Short problem
Repeat the material exactly, leaving nothing out.

Given material
----------

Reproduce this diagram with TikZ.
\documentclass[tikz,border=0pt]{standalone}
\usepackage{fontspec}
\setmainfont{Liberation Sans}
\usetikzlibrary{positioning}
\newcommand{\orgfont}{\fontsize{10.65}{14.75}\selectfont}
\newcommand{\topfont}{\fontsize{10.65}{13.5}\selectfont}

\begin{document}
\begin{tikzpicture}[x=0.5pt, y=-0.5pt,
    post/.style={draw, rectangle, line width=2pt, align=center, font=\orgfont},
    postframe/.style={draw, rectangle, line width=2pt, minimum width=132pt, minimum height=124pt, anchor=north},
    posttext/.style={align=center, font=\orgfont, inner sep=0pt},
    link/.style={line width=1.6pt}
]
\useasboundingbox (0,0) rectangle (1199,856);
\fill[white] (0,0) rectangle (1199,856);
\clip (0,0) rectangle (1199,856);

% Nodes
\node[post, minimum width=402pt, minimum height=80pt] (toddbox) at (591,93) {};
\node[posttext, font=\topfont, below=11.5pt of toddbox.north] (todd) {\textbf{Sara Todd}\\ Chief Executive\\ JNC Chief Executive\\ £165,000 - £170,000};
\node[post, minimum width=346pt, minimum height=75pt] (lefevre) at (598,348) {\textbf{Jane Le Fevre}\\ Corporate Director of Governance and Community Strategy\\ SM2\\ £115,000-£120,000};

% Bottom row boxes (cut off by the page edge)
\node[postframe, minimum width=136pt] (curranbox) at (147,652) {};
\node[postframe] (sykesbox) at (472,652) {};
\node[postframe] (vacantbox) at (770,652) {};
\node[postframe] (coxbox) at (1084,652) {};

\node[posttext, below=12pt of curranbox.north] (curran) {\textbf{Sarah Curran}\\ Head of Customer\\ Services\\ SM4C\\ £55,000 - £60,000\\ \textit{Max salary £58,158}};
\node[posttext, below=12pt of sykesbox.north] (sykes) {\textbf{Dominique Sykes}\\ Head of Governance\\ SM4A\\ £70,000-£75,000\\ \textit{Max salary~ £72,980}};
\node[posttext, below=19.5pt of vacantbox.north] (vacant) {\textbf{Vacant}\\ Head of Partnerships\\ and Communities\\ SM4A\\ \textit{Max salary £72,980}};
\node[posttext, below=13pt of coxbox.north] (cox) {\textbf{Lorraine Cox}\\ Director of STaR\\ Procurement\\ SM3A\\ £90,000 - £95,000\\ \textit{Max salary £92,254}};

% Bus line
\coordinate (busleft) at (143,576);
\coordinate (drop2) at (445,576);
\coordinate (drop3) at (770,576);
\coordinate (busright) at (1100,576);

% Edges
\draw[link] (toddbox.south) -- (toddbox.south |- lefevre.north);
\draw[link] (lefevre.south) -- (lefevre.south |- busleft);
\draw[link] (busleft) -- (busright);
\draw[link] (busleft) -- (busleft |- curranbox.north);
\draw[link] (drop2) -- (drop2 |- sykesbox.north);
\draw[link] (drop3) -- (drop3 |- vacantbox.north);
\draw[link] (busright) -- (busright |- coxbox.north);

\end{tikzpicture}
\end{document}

----------

Output for this exercise
Reproduce this diagram with TikZ.
\documentclass[tikz,border=0pt]{standalone}
\usepackage{fontspec}
\setmainfont{Liberation Sans}
\usetikzlibrary{positioning}
\newcommand{\orgfont}{\fontsize{10.65}{14.75}\selectfont}
\newcommand{\topfont}{\fontsize{10.65}{13.5}\selectfont}

\begin{document}
\begin{tikzpicture}[x=0.5pt, y=-0.5pt,
    post/.style={draw, rectangle, line width=2pt, align=center, font=\orgfont},
    postframe/.style={draw, rectangle, line width=2pt, minimum width=132pt, minimum height=124pt, anchor=north},
    posttext/.style={align=center, font=\orgfont, inner sep=0pt},
    link/.style={line width=1.6pt}
]
\useasboundingbox (0,0) rectangle (1199,856);
\fill[white] (0,0) rectangle (1199,856);
\clip (0,0) rectangle (1199,856);

% Nodes
\node[post, minimum width=402pt, minimum height=80pt] (toddbox) at (591,93) {};
\node[posttext, font=\topfont, below=11.5pt of toddbox.north] (todd) {\textbf{Sara Todd}\\ Chief Executive\\ JNC Chief Executive\\ £165,000 - £170,000};
\node[post, minimum width=346pt, minimum height=75pt] (lefevre) at (598,348) {\textbf{Jane Le Fevre}\\ Corporate Director of Governance and Community Strategy\\ SM2\\ £115,000-£120,000};

% Bottom row boxes (cut off by the page edge)
\node[postframe, minimum width=136pt] (curranbox) at (147,652) {};
\node[postframe] (sykesbox) at (472,652) {};
\node[postframe] (vacantbox) at (770,652) {};
\node[postframe] (coxbox) at (1084,652) {};

\node[posttext, below=12pt of curranbox.north] (curran) {\textbf{Sarah Curran}\\ Head of Customer\\ Services\\ SM4C\\ £55,000 - £60,000\\ \textit{Max salary £58,158}};
\node[posttext, below=12pt of sykesbox.north] (sykes) {\textbf{Dominique Sykes}\\ Head of Governance\\ SM4A\\ £70,000-£75,000\\ \textit{Max salary~ £72,980}};
\node[posttext, below=19.5pt of vacantbox.north] (vacant) {\textbf{Vacant}\\ Head of Partnerships\\ and Communities\\ SM4A\\ \textit{Max salary £72,980}};
\node[posttext, below=13pt of coxbox.north] (cox) {\textbf{Lorraine Cox}\\ Director of STaR\\ Procurement\\ SM3A\\ £90,000 - £95,000\\ \textit{Max salary £92,254}};

% Bus line
\coordinate (busleft) at (143,576);
\coordinate (drop2) at (445,576);
\coordinate (drop3) at (770,576);
\coordinate (busright) at (1100,576);

% Edges
\draw[link] (toddbox.south) -- (toddbox.south |- lefevre.north);
\draw[link] (lefevre.south) -- (lefevre.south |- busleft);
\draw[link] (busleft) -- (busright);
\draw[link] (busleft) -- (busleft |- curranbox.north);
\draw[link] (drop2) -- (drop2 |- sykesbox.north);
\draw[link] (drop3) -- (drop3 |- vacantbox.north);
\draw[link] (busright) -- (busright |- coxbox.north);

\end{tikzpicture}
\end{document}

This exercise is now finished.